My Dead Body, Channel 4

“The programme was not for the fainthearted. Most of us have never seen a dead body, certainly not like this. [Toni] Crews looked unrecognisable from the photographs we saw of her, and really looked very unlike a living person, her body waxy and swollen. With no fanfare, the professor of anatomy, Claire Smith, began cutting into her skull. The filming was done with restraint – it was less graphic than footage of hospital operations, for example, which are commonplace on television – and we were able to follow different procedures, such as the slicing of Crews’s brain and the removal of her eye socket. Crews’s donation was an incredible, selfless gift. It also clearly had a profound impact on the medical professionals, some of whom were shown in tears after the body was taken away for the final time. It was a remarkable piece of television, and Crews has left a remarkable legacy.”
Anita Singh, Telegraph

“It was graphic, grisly, vital TV that should have been given longer than 50 minutes. I am not a squeamish person, but that cracking noise when the top half of her skull was pulled off was gruesome; even the medical students gasped. But it was an important reminder of the gift this young woman had given to science. I was glad her body had a custodian as caring as Professor Claire Smith. I kept thinking of Toni’s parents, watching and hearing all of this. It is what she wanted, yes, but she was still their baby. They should be very, very proud of her.”
Carol Midgley, The Times

“An unprecedented piece of television. Toni’s embalmed cadaver was treated with dignity but the audience of students gave a shocked gasp as the lid of her skull, sawn through, was removed with a crack. Many of them, like the great majority of viewers, could have never seen such a thing before. It made intensely difficult viewing and I had to keep reminding myself of two things: that Toni wanted this and that she had endured cancer with such bravery that to look away would be disrespectful as well as cowardly.”
Christopher Stevens, Daily Mail

“In the end, My Dead Body is a documentary about all kinds of courage.

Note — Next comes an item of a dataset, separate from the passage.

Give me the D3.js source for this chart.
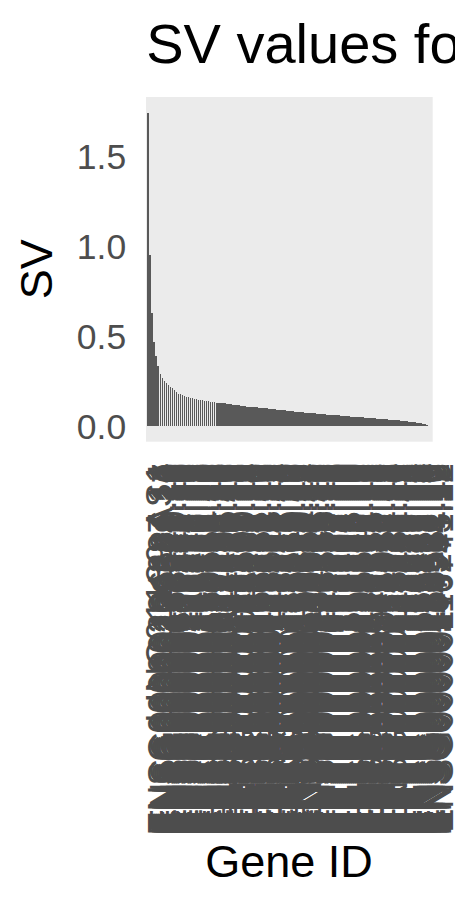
<!DOCTYPE html>
<html>
<head>
<meta charset="utf-8">
<script src="https://cdn.jsdelivr.net/npm/d3@7"></script>
<style>
  html, body { margin: 0; padding: 0; background: #ffffff; }
  svg { display: block; font-family: "Liberation Sans", Arial, Helvetica, sans-serif; }
</style>
</head>
<body>
<svg id="chart" width="455" height="910"></svg>
<script>
// ---- data ----
const genes = [
"LINC01139-AS1","ENSG00000204287.14","ENSG00000196126.11","ENSG00000179344.17","ENSG00000232629.10",
"ENSG00000198502.10","ENSG00000237541.10","ENSG00000163220.11","ENSG00000143546.10","ENSG00000090382.12",
"ENSG00000110848.10","ENSG00000169442.10","ENSG00000105374.10","ENSG00000115523.17","ENSG00000100453.13",
"ENSG00000211899.10","ENSG00000132465.12","ENSG00000170476.16","ENSG00000160255.18","ENSG00000100450.13",
"ENSG00000125730.17","ENSG00000213809.10","ENSG00000167286.10","ENSG00000198851.10","ENSG00000160654.11",
"ENSG00000134539.17","ENSG00000010610.10","ENSG00000153563.16","ENSG00000172116.23","ENSG00000277734.10",
"ENSG00000211772.10","ENSG00000081059.20","ENSG00000111796.11","ENSG00000134460.16","ENSG00000137078.10",
"ENSG00000113088.12","ENSG00000145649.13","ENSG00000159189.12","ENSG00000173372.17","ENSG00000173369.16",
"ENSG00000130203.10","ENSG00000011600.11","ENSG00000204472.13","ENSG00000129226.14","ENSG00000166927.13",
"ENSG00000163563.13","ENSG00000162654.10","ENSG00000108798.16","ENSG00000090339.10","ENSG00000163131.11",
"ENSG00000100365.15","ENSG00000026025.16","ENSG00000038427.16","ENSG00000087086.15","ENSG00000118523.11",
"ENSG00000167996.16","ENSG00000115414.21","ENSG00000164692.18","ENSG00000108821.14","ENSG00000168542.15",
"ENSG00000142156.15","ENSG00000163359.16","ENSG00000187498.16","ENSG00000148180.20","ENSG00000134871.19",
"ENSG00000149968.12","ENSG00000113140.11","ENSG00000125968.10","ENSG00000101335.10","ENSG00000175084.13",
"ENSG00000139329.11","ENSG00000120885.22","ENSG00000116016.14","ENSG00000105664.11","ENSG00000111640.15",
"ENSG00000075624.17","ENSG00000166710.21","ENSG00000204592.10","ENSG00000234745.11","ENSG00000206503.13",
"ENSG00000231389.10","ENSG00000223865.11","ENSG00000196735.12","ENSG00000179583.19","ENSG00000242574.10",
"ENSG00000204257.15","ENSG00000019582.15","ENSG00000168685.15","ENSG00000198938.10","ENSG00000198712.10",
"ENSG00000198804.10","ENSG00000198886.10","ENSG00000212907.10","ENSG00000198727.10","ENSG00000198899.10",
"ENSG00000228253.10","ENSG00000198840.10","ENSG00000198763.10","ENSG00000198695.10","ENSG00000156508.18",
"ENSG00000205542.11","ENSG00000034510.12","ENSG00000167658.16","ENSG00000184009.12","ENSG00000075624.16",
"ENSG00000111237.19","ENSG00000089157.16","ENSG00000142534.13","ENSG00000140988.16","ENSG00000105372.13",
"ENSG00000145425.10","ENSG00000071082.11","ENSG00000177954.12","ENSG00000137818.12","ENSG00000164587.13",
"ENSG00000170889.14","ENSG00000233927.10","ENSG00000118181.11","ENSG00000174748.20","ENSG00000161970.13",
"ENSG00000147403.17","ENSG00000171858.18","ENSG00000105640.13","ENSG00000198918.13","ENSG00000163682.16",
"ENSG00000143947.14","ENSG00000166441.13","ENSG00000164032.12","ENSG00000136942.15","ENSG00000196262.14",
"ENSG00000101439.10","ENSG00000143933.17","ENSG00000198467.14","ENSG00000115268.10","ENSG00000251562.10",
"ENSG00000229117.10","ENSG00000265681.11","ENSG00000187514.16","ENSG00000104904.12","ENSG00000149273.15",
"ENSG00000116741.12"
];

const svValues = [
1.744, 0.95, 0.63, 0.47, 0.39, 0.335, 0.29,
0.265, 0.252, 0.241, 0.231, 0.219, 0.209, 0.200, 0.191, 0.181, 0.178, 0.172, 0.167,
0.163, 0.160, 0.157, 0.154, 0.151, 0.149, 0.147, 0.145, 0.143, 0.141, 0.139, 0.137, 0.135, 0.133, 0.132, 0.130,
0.128, 0.127, 0.127, 0.126, 0.125, 0.124, 0.122,
0.119, 0.118, 0.117, 0.116,
0.113, 0.112, 0.111,
0.108, 0.107, 0.107, 0.106, 0.105, 0.104,
0.102, 0.101, 0.100, 0.099, 0.098,
0.096, 0.095, 0.094, 0.093, 0.092,
0.090, 0.089, 0.088, 0.087, 0.086,
0.083, 0.082, 0.081, 0.080, 0.079,
0.077, 0.076, 0.076, 0.075, 0.074, 0.073,
0.071, 0.070, 0.070, 0.069, 0.068, 0.067,
0.066, 0.065, 0.064, 0.063, 0.062,
0.061, 0.060, 0.060, 0.059, 0.058, 0.057,
0.056, 0.055, 0.054, 0.053, 0.052, 0.051,
0.050, 0.049, 0.049, 0.048, 0.047, 0.046, 0.045,
0.044, 0.043, 0.042, 0.041, 0.040, 0.040,
0.039, 0.038, 0.037, 0.036, 0.035, 0.034,
0.033, 0.032, 0.031, 0.030, 0.029,
0.027, 0.026, 0.025, 0.024,
0.022, 0.021, 0.019, 0.018,
0.016, 0.013,
0.010, 0.006, 0.002
];

const yTicks = [0, 0.5, 1.0, 1.5];
const yTickLabels = ["0.0", "0.5", "1.0", "1.5"];

const titleText = "SV values for top genes";
const xTitle = "Gene ID";
const yTitle = "SV";

// ---- layout ----
const panel = { left: 146.156, right: 431.556, top: 97, bottom: 441.7 };
const n = Math.min(genes.length, svValues.length);
const rows = d3.range(n).map(i => ({ gene: genes[i], sv: svValues[i] }));

const svg = d3.select("#chart");

const x = d3.scaleBand()
  .domain(rows.map(d => d.gene))
  .range([panel.left, panel.right])
  .paddingInner(0.1)
  .paddingOuter(0.65);

const vmax = d3.max(rows, d => d.sv);
const y = d3.scaleLinear()
  .domain([-0.05 * vmax, 1.05 * vmax])
  .range([panel.bottom, panel.top]);

// panel background
svg.append("rect")
  .attr("x", 146).attr("y", panel.top)
  .attr("width", 286.7)
  .attr("height", panel.bottom - panel.top)
  .attr("fill", "#EBEBEB");

// bars
svg.append("g")
  .selectAll("rect")
  .data(rows)
  .join("rect")
  .attr("x", d => x(d.gene))
  .attr("width", x.bandwidth())
  .attr("y", d => y(d.sv))
  .attr("height", d => y(0) - y(d.sv))
  .attr("fill", "#595959")
  .attr("shape-rendering", "crispEdges");

// y axis (labels only, no ticks / line)
const yAxis = d3.axisLeft(y)
  .tickValues(yTicks)
  .tickFormat((d, i) => yTickLabels[i])
  .tickSize(0)
  .tickPadding(0);

const gy = svg.append("g")
  .attr("transform", `translate(${panel.left - 20},0)`)
  .call(yAxis);
gy.select(".domain").remove();
gy.selectAll("text")
  .attr("fill", "#4D4D4D")
  .attr("font-size", 35.5)
  .attr("font-family", "'Liberation Sans', Arial, sans-serif")
  .attr("dy", null)
  .attr("dominant-baseline", "central");

// x axis (rotated labels, no ticks / line)
const xAxis = d3.axisBottom(x).tickSize(0).tickPadding(0);
const gx = svg.append("g")
  .attr("transform", `translate(0,${panel.bottom})`)
  .call(xAxis);
gx.select(".domain").remove();
gx.selectAll(".tick text")
  .attr("fill", "#4D4D4D")
  .attr("font-size", 36)
  .attr("font-family", "'Liberation Sans', Arial, sans-serif")
  .attr("text-anchor", "end")
  .attr("dy", null)
  .attr("y", 0)
  .attr("transform", "translate(24,21.5) rotate(-90)");

// titles
svg.append("text")
  .attr("x", panel.left)
  .attr("y", 63)
  .attr("font-size", 56)
  .attr("fill", "#000000")
  .text(titleText);

svg.append("text")
  .attr("transform", `translate(52,${(panel.top + panel.bottom) / 2}) rotate(-90)`)
  .attr("text-anchor", "middle")
  .attr("font-size", 45)
  .attr("fill", "#000000")
  .text(yTitle);

svg.append("text")
  .attr("x", 289)
  .attr("y", 877)
  .attr("text-anchor", "middle")
  .attr("font-size", 45)
  .attr("fill", "#000000")
  .text(xTitle);
</script>
</body>
</html>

The courage to face terrible illness (Toni’s grandmother recalls seeing her face when she got back from the hospital and knew she must have received news that it was terminal – “but by the time she got to the back garden and the children, she was fine”); the courage to leave someone you have feared for a decade; the courage of a parent to go on after the very worst thing that can happen has happened; the courage to accede to a child’s wishes even when you can hardly bear to think about what that means. You don’t have to be in the lecture hall with Smith and her students to feel you have been enlarged and educated by Toni’s presence.”